Supplied information ->
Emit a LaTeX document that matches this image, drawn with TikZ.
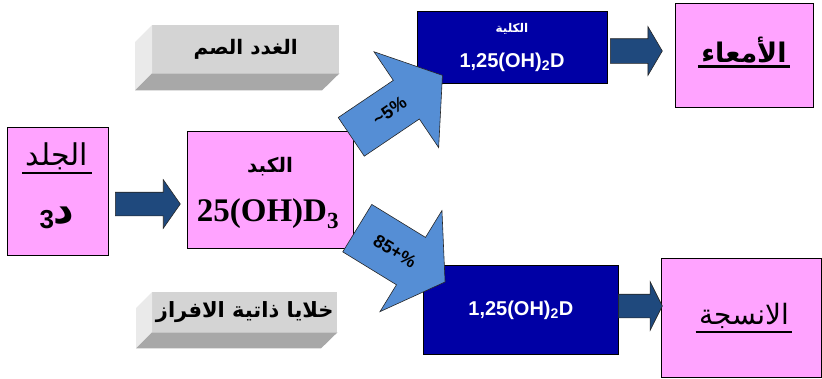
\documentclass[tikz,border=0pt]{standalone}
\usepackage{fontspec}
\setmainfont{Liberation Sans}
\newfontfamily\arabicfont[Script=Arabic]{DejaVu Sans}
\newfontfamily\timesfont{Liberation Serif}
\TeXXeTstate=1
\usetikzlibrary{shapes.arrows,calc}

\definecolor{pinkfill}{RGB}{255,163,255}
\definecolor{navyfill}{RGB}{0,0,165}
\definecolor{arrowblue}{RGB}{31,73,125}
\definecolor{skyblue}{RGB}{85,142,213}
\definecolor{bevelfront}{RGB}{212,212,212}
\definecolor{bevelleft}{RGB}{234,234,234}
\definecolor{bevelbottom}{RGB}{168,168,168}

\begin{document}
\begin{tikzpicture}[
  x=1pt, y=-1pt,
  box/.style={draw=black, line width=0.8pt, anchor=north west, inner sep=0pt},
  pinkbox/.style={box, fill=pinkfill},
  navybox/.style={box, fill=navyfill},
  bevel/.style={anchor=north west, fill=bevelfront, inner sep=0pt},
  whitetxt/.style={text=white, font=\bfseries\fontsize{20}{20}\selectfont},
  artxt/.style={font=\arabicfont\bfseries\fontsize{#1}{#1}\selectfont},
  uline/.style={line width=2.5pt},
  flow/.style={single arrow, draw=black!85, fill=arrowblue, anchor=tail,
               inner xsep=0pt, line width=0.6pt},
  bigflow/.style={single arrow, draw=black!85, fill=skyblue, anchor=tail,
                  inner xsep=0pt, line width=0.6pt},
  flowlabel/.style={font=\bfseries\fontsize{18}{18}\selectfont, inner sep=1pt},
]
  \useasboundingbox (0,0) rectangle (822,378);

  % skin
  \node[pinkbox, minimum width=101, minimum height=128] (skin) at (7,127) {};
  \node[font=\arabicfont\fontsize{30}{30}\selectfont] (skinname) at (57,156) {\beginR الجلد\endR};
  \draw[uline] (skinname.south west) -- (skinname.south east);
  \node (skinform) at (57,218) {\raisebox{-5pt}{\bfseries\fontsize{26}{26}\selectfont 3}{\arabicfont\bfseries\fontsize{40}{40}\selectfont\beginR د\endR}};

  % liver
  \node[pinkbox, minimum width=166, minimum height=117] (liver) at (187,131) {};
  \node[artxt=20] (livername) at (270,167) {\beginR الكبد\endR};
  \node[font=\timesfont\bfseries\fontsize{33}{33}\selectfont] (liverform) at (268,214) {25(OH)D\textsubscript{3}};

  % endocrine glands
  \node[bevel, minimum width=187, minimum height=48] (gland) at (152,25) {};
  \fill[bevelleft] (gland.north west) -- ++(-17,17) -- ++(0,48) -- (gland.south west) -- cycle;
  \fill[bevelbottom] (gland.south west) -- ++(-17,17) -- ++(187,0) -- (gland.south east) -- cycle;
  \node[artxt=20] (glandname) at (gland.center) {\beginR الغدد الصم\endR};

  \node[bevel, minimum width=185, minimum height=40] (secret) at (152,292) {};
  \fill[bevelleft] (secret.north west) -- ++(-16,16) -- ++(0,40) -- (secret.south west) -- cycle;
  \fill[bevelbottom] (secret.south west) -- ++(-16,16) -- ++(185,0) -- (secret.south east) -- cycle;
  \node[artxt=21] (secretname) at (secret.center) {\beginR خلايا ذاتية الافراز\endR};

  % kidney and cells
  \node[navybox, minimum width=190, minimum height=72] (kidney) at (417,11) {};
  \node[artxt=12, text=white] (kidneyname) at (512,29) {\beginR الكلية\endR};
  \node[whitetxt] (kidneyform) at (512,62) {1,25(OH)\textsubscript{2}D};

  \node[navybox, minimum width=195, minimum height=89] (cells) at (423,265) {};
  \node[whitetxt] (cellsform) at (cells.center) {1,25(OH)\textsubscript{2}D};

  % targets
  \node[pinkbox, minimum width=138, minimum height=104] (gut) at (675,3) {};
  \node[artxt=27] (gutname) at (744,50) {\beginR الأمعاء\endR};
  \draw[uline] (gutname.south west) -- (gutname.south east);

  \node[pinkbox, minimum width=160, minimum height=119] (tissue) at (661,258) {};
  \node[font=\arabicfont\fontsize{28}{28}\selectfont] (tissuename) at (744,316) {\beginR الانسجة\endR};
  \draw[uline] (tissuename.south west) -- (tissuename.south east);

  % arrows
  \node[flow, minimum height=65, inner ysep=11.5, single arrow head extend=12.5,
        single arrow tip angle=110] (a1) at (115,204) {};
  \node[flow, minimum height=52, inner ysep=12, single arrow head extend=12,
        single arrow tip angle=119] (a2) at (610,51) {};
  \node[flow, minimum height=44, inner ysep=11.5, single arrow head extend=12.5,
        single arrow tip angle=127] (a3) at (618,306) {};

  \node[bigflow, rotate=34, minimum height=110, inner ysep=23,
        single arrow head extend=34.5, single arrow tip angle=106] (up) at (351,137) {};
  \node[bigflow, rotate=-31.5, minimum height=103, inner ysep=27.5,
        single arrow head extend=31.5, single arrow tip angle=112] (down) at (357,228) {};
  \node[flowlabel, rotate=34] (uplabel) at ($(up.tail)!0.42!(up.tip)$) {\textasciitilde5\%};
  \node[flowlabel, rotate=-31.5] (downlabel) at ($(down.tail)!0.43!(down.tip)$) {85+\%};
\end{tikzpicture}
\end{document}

Written exercise ->
Starting with the first line of the data above and ending with the line containing "(skinform) at (57,218)", please restate every line exactly, leaving images out.

The completed task ->
Emit a LaTeX document that matches this image, drawn with TikZ.
\documentclass[tikz,border=0pt]{standalone}
\usepackage{fontspec}
\setmainfont{Liberation Sans}
\newfontfamily\arabicfont[Script=Arabic]{DejaVu Sans}
\newfontfamily\timesfont{Liberation Serif}
\TeXXeTstate=1
\usetikzlibrary{shapes.arrows,calc}

\definecolor{pinkfill}{RGB}{255,163,255}
\definecolor{navyfill}{RGB}{0,0,165}
\definecolor{arrowblue}{RGB}{31,73,125}
\definecolor{skyblue}{RGB}{85,142,213}
\definecolor{bevelfront}{RGB}{212,212,212}
\definecolor{bevelleft}{RGB}{234,234,234}
\definecolor{bevelbottom}{RGB}{168,168,168}

\begin{document}
\begin{tikzpicture}[
  x=1pt, y=-1pt,
  box/.style={draw=black, line width=0.8pt, anchor=north west, inner sep=0pt},
  pinkbox/.style={box, fill=pinkfill},
  navybox/.style={box, fill=navyfill},
  bevel/.style={anchor=north west, fill=bevelfront, inner sep=0pt},
  whitetxt/.style={text=white, font=\bfseries\fontsize{20}{20}\selectfont},
  artxt/.style={font=\arabicfont\bfseries\fontsize{#1}{#1}\selectfont},
  uline/.style={line width=2.5pt},
  flow/.style={single arrow, draw=black!85, fill=arrowblue, anchor=tail,
               inner xsep=0pt, line width=0.6pt},
  bigflow/.style={single arrow, draw=black!85, fill=skyblue, anchor=tail,
                  inner xsep=0pt, line width=0.6pt},
  flowlabel/.style={font=\bfseries\fontsize{18}{18}\selectfont, inner sep=1pt},
]
  \useasboundingbox (0,0) rectangle (822,378);

  % skin
  \node[pinkbox, minimum width=101, minimum height=128] (skin) at (7,127) {};
  \node[font=\arabicfont\fontsize{30}{30}\selectfont] (skinname) at (57,156) {\beginR الجلد\endR};
  \draw[uline] (skinname.south west) -- (skinname.south east);
  \node (skinform) at (57,218) {\raisebox{-5pt}{\bfseries\fontsize{26}{26}\selectfont 3}{\arabicfont\bfseries\fontsize{40}{40}\selectfont\beginR د\endR}};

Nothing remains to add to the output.